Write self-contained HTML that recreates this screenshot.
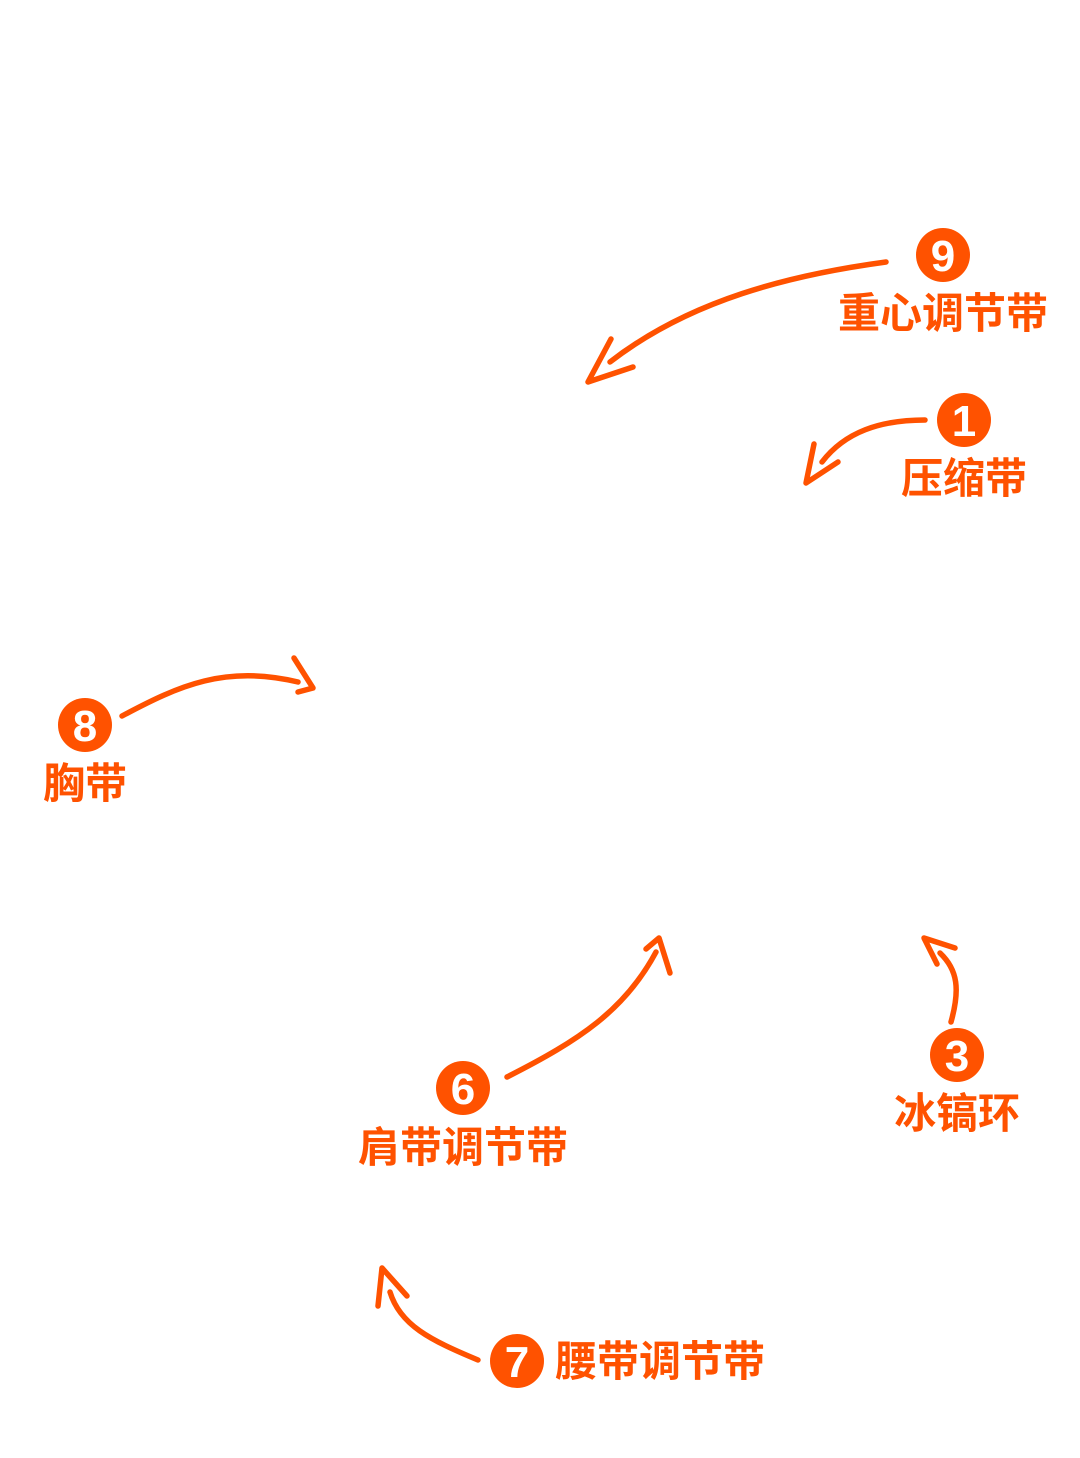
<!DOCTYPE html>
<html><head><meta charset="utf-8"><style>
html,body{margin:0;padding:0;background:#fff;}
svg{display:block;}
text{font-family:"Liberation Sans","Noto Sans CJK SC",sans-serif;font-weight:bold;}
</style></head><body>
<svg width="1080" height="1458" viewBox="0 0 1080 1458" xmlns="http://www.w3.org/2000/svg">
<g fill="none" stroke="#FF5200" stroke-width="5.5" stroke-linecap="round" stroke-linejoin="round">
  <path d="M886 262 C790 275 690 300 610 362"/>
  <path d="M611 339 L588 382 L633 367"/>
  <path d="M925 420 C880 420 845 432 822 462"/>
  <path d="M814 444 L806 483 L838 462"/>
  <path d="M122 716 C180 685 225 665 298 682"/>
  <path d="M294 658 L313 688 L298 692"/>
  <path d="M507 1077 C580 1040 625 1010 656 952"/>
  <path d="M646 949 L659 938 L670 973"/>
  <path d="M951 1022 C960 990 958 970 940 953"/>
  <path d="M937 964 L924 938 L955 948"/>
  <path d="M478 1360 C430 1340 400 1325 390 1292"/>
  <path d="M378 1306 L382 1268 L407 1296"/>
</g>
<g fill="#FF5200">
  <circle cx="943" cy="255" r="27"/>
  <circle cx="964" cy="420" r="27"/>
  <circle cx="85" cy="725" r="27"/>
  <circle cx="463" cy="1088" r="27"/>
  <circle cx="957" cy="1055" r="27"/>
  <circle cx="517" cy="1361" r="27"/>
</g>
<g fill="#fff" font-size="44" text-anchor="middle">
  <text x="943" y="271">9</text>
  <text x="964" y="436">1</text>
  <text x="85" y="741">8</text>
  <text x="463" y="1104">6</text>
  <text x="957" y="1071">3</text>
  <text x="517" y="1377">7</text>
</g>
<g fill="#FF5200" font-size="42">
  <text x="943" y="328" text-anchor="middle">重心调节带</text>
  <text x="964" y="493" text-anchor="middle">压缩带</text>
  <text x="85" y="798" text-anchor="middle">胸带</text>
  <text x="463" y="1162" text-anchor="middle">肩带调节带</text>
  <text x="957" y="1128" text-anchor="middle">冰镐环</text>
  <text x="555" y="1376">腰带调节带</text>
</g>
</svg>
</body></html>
- - - - -
• **SET TASK**:
Using the material above, return every line exactly as it appears, minus the pictures.

• **EXPECTED ANSWER**:
Write self-contained HTML that recreates this screenshot.
<!DOCTYPE html>
<html><head><meta charset="utf-8"><style>
html,body{margin:0;padding:0;background:#fff;}
svg{display:block;}
text{font-family:"Liberation Sans","Noto Sans CJK SC",sans-serif;font-weight:bold;}
</style></head><body>
<svg width="1080" height="1458" viewBox="0 0 1080 1458" xmlns="http://www.w3.org/2000/svg">
<g fill="none" stroke="#FF5200" stroke-width="5.5" stroke-linecap="round" stroke-linejoin="round">
  <path d="M886 262 C790 275 690 300 610 362"/>
  <path d="M611 339 L588 382 L633 367"/>
  <path d="M925 420 C880 420 845 432 822 462"/>
  <path d="M814 444 L806 483 L838 462"/>
  <path d="M122 716 C180 685 225 665 298 682"/>
  <path d="M294 658 L313 688 L298 692"/>
  <path d="M507 1077 C580 1040 625 1010 656 952"/>
  <path d="M646 949 L659 938 L670 973"/>
  <path d="M951 1022 C960 990 958 970 940 953"/>
  <path d="M937 964 L924 938 L955 948"/>
  <path d="M478 1360 C430 1340 400 1325 390 1292"/>
  <path d="M378 1306 L382 1268 L407 1296"/>
</g>
<g fill="#FF5200">
  <circle cx="943" cy="255" r="27"/>
  <circle cx="964" cy="420" r="27"/>
  <circle cx="85" cy="725" r="27"/>
  <circle cx="463" cy="1088" r="27"/>
  <circle cx="957" cy="1055" r="27"/>
  <circle cx="517" cy="1361" r="27"/>
</g>
<g fill="#fff" font-size="44" text-anchor="middle">
  <text x="943" y="271">9</text>
  <text x="964" y="436">1</text>
  <text x="85" y="741">8</text>
  <text x="463" y="1104">6</text>
  <text x="957" y="1071">3</text>
  <text x="517" y="1377">7</text>
</g>
<g fill="#FF5200" font-size="42">
  <text x="943" y="328" text-anchor="middle">重心调节带</text>
  <text x="964" y="493" text-anchor="middle">压缩带</text>
  <text x="85" y="798" text-anchor="middle">胸带</text>
  <text x="463" y="1162" text-anchor="middle">肩带调节带</text>
  <text x="957" y="1128" text-anchor="middle">冰镐环</text>
  <text x="555" y="1376">腰带调节带</text>
</g>
</svg>
</body></html>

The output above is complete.